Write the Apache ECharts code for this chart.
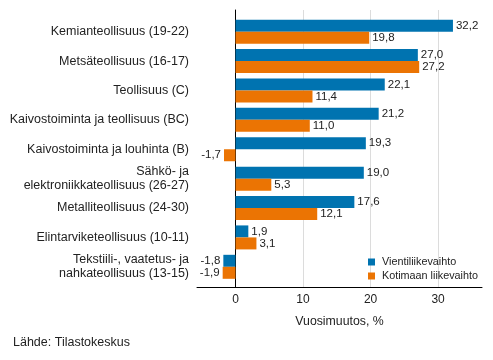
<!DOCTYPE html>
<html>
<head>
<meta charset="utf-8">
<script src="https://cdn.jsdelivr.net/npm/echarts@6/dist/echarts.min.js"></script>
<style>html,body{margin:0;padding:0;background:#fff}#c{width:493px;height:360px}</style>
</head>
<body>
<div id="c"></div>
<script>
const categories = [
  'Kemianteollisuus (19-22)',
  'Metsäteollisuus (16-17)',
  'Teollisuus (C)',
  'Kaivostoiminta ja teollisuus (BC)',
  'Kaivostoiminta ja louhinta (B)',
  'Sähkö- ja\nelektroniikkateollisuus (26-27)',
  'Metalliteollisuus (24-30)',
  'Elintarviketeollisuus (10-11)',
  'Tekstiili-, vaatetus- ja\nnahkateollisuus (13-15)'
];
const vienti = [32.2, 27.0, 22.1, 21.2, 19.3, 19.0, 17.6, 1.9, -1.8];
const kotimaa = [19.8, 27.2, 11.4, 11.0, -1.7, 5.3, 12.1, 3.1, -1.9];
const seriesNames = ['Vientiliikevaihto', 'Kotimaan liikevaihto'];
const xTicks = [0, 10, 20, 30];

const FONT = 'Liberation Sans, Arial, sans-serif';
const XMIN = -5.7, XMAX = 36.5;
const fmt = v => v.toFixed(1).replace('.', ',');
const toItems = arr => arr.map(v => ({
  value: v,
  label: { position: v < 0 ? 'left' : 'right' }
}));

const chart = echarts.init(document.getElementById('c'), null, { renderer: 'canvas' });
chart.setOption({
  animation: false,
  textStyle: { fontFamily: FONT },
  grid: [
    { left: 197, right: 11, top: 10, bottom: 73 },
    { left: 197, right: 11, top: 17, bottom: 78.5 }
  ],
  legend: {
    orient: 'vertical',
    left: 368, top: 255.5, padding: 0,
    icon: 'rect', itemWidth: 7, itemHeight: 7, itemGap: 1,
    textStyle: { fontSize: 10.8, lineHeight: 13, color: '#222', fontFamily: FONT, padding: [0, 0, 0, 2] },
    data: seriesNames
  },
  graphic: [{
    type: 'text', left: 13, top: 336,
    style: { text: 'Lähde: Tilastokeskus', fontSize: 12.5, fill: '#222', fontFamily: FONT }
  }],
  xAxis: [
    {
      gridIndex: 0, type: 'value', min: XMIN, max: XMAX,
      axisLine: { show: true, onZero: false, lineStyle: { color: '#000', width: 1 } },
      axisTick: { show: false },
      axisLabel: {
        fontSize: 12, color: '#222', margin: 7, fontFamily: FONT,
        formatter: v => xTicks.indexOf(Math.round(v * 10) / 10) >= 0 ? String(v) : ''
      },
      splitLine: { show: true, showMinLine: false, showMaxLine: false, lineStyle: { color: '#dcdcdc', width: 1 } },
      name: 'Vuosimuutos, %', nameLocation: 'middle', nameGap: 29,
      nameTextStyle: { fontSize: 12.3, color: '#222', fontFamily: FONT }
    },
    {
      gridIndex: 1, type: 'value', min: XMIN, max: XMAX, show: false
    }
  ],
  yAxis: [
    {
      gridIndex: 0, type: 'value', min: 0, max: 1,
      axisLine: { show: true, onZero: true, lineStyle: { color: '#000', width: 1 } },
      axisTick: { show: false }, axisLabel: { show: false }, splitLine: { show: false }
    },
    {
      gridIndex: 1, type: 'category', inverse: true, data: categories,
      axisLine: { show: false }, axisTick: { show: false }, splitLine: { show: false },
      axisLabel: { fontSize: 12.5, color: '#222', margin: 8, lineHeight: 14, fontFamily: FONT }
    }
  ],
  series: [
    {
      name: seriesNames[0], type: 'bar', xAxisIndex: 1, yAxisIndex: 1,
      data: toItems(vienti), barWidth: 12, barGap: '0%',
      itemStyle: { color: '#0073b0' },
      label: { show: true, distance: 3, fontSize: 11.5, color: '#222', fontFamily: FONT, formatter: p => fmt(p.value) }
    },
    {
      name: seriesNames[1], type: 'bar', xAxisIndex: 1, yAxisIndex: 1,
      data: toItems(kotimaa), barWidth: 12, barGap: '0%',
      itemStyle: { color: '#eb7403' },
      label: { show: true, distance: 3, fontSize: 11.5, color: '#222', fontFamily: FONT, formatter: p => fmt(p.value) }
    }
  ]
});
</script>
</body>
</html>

▶ **PROMPT**
Return nothing but the lines running from the start of the data to the line with "const xTicks = [0, 10, 20, 30];", please, both ends included and no pictures.

▶ **ANSWER**
Write the Apache ECharts code for this chart.
<!DOCTYPE html>
<html>
<head>
<meta charset="utf-8">
<script src="https://cdn.jsdelivr.net/npm/echarts@6/dist/echarts.min.js"></script>
<style>html,body{margin:0;padding:0;background:#fff}#c{width:493px;height:360px}</style>
</head>
<body>
<div id="c"></div>
<script>
const categories = [
  'Kemianteollisuus (19-22)',
  'Metsäteollisuus (16-17)',
  'Teollisuus (C)',
  'Kaivostoiminta ja teollisuus (BC)',
  'Kaivostoiminta ja louhinta (B)',
  'Sähkö- ja\nelektroniikkateollisuus (26-27)',
  'Metalliteollisuus (24-30)',
  'Elintarviketeollisuus (10-11)',
  'Tekstiili-, vaatetus- ja\nnahkateollisuus (13-15)'
];
const vienti = [32.2, 27.0, 22.1, 21.2, 19.3, 19.0, 17.6, 1.9, -1.8];
const kotimaa = [19.8, 27.2, 11.4, 11.0, -1.7, 5.3, 12.1, 3.1, -1.9];
const seriesNames = ['Vientiliikevaihto', 'Kotimaan liikevaihto'];
const xTicks = [0, 10, 20, 30];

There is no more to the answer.